Leave out the pictures and copy everything else below exactly.

········

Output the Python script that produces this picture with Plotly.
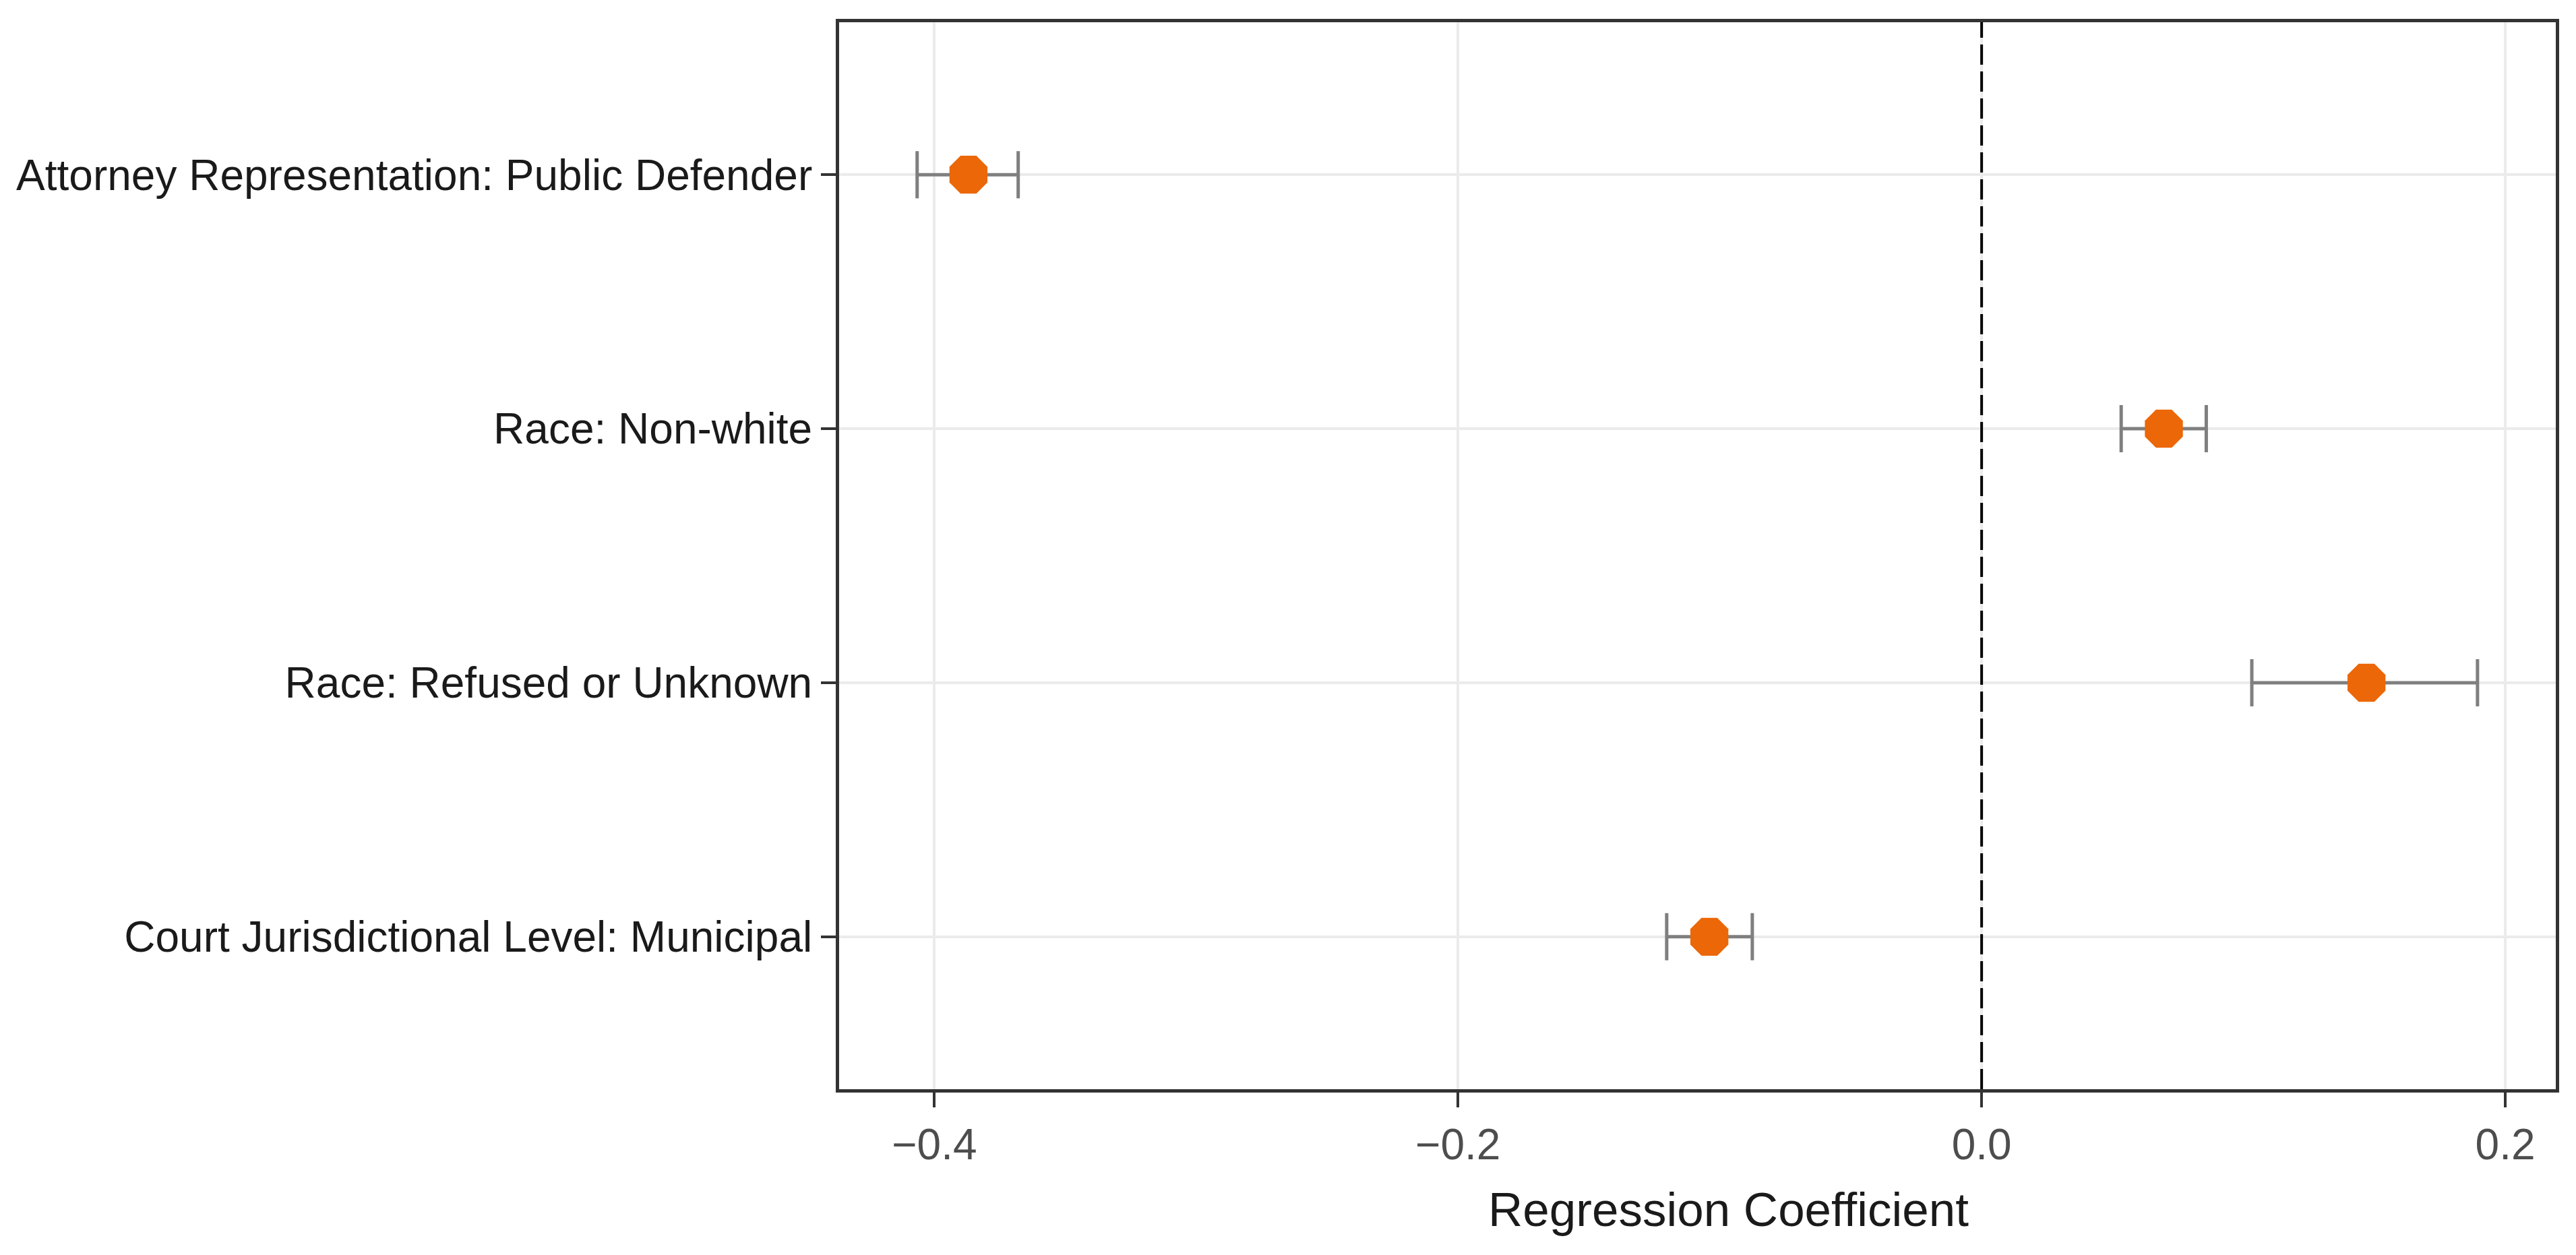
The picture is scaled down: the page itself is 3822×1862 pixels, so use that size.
import plotly.graph_objects as go

terms = [
    "Attorney Representation: Public Defender",
    "Race: Non-white",
    "Race: Refused or Unknown",
    "Court Jurisdictional Level: Municipal",
]
estimate = [-0.387, 0.0696, 0.147, -0.104]
ci_low = [-0.4066, 0.0533, 0.1032, -0.1203]
ci_high = [-0.368, 0.0858, 0.1894, -0.0876]

x_ticks = [-0.4, -0.2, 0.0, 0.2]
x_ticklabels = ["\u22120.4", "\u22120.2", "0.0", "0.2"]
x_title = "Regression Coefficient"

err_plus = [h - e for h, e in zip(ci_high, estimate)]
err_minus = [e - l for e, l in zip(estimate, ci_low)]

fig = go.Figure()

fig.add_trace(go.Scatter(
    x=estimate,
    y=terms,
    mode="markers",
    marker=dict(symbol="octagon", size=61, color="#EC6707", line=dict(width=0)),
    error_x=dict(
        type="data",
        symmetric=False,
        array=err_plus,
        arrayminus=err_minus,
        color="#7F7F7F",
        thickness=5,
        width=35,
    ),
    showlegend=False,
))

fig.add_vline(x=0, line=dict(color="#000000", width=4, dash="30px,10px"), layer="above")

fig.add_annotation(
    text=x_title,
    xref="paper", yref="paper",
    x=0.518, y=-0.113,
    xanchor="center", yanchor="middle",
    showarrow=False,
    font=dict(size=71, color="#1A1A1A"),
)

fig.update_layout(
    width=3822,
    height=1862,
    margin=dict(l=1237, r=38, t=25, b=254, autoexpand=False),
    paper_bgcolor="white",
    plot_bgcolor="white",
    font=dict(family="Liberation Sans, Arial, sans-serif", size=64, color="#1A1A1A"),
)

fig.update_xaxes(
    range=[-0.4364, 0.2193],
    tickvals=x_ticks,
    ticktext=x_ticklabels,
    tickfont=dict(size=64, color="#4D4D4D"),
    ticks="outside",
    ticklen=22,
    tickwidth=4,
    tickcolor="#333333",
    showgrid=True,
    gridcolor="#EBEBEB",
    gridwidth=4,
    zeroline=False,
    showline=True,
    linecolor="#333333",
    linewidth=5,
    mirror=True,
)

fig.update_yaxes(
    type="category",
    categoryorder="array",
    categoryarray=terms,
    range=[3.6, -0.6],
    tickfont=dict(size=64, color="#1A1A1A"),
    ticks="outside",
    ticklen=22,
    tickwidth=4,
    tickcolor="#333333",
    showgrid=True,
    gridcolor="#EBEBEB",
    gridwidth=4,
    zeroline=False,
    showline=True,
    linecolor="#333333",
    linewidth=5,
    mirror=True,
)

fig.write_html("out.html")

········

> **CORRECT ANSWER**:
Output the Python script that produces this picture with Plotly.
The picture is scaled down: the page itself is 3822×1862 pixels, so use that size.
import plotly.graph_objects as go

terms = [
    "Attorney Representation: Public Defender",
    "Race: Non-white",
    "Race: Refused or Unknown",
    "Court Jurisdictional Level: Municipal",
]
estimate = [-0.387, 0.0696, 0.147, -0.104]
ci_low = [-0.4066, 0.0533, 0.1032, -0.1203]
ci_high = [-0.368, 0.0858, 0.1894, -0.0876]

x_ticks = [-0.4, -0.2, 0.0, 0.2]
x_ticklabels = ["\u22120.4", "\u22120.2", "0.0", "0.2"]
x_title = "Regression Coefficient"

err_plus = [h - e for h, e in zip(ci_high, estimate)]
err_minus = [e - l for e, l in zip(estimate, ci_low)]

fig = go.Figure()

fig.add_trace(go.Scatter(
    x=estimate,
    y=terms,
    mode="markers",
    marker=dict(symbol="octagon", size=61, color="#EC6707", line=dict(width=0)),
    error_x=dict(
        type="data",
        symmetric=False,
        array=err_plus,
        arrayminus=err_minus,
        color="#7F7F7F",
        thickness=5,
        width=35,
    ),
    showlegend=False,
))

fig.add_vline(x=0, line=dict(color="#000000", width=4, dash="30px,10px"), layer="above")

fig.add_annotation(
    text=x_title,
    xref="paper", yref="paper",
    x=0.518, y=-0.113,
    xanchor="center", yanchor="middle",
    showarrow=False,
    font=dict(size=71, color="#1A1A1A"),
)

fig.update_layout(
    width=3822,
    height=1862,
    margin=dict(l=1237, r=38, t=25, b=254, autoexpand=False),
    paper_bgcolor="white",
    plot_bgcolor="white",
    font=dict(family="Liberation Sans, Arial, sans-serif", size=64, color="#1A1A1A"),
)

fig.update_xaxes(
    range=[-0.4364, 0.2193],
    tickvals=x_ticks,
    ticktext=x_ticklabels,
    tickfont=dict(size=64, color="#4D4D4D"),
    ticks="outside",
    ticklen=22,
    tickwidth=4,
    tickcolor="#333333",
    showgrid=True,
    gridcolor="#EBEBEB",
    gridwidth=4,
    zeroline=False,
    showline=True,
    linecolor="#333333",
    linewidth=5,
    mirror=True,
)

fig.update_yaxes(
    type="category",
    categoryorder="array",
    categoryarray=terms,
    range=[3.6, -0.6],
    tickfont=dict(size=64, color="#1A1A1A"),
    ticks="outside",
    ticklen=22,
    tickwidth=4,
    tickcolor="#333333",
    showgrid=True,
    gridcolor="#EBEBEB",
    gridwidth=4,
    zeroline=False,
    showline=True,
    linecolor="#333333",
    linewidth=5,
    mirror=True,
)

fig.write_html("out.html")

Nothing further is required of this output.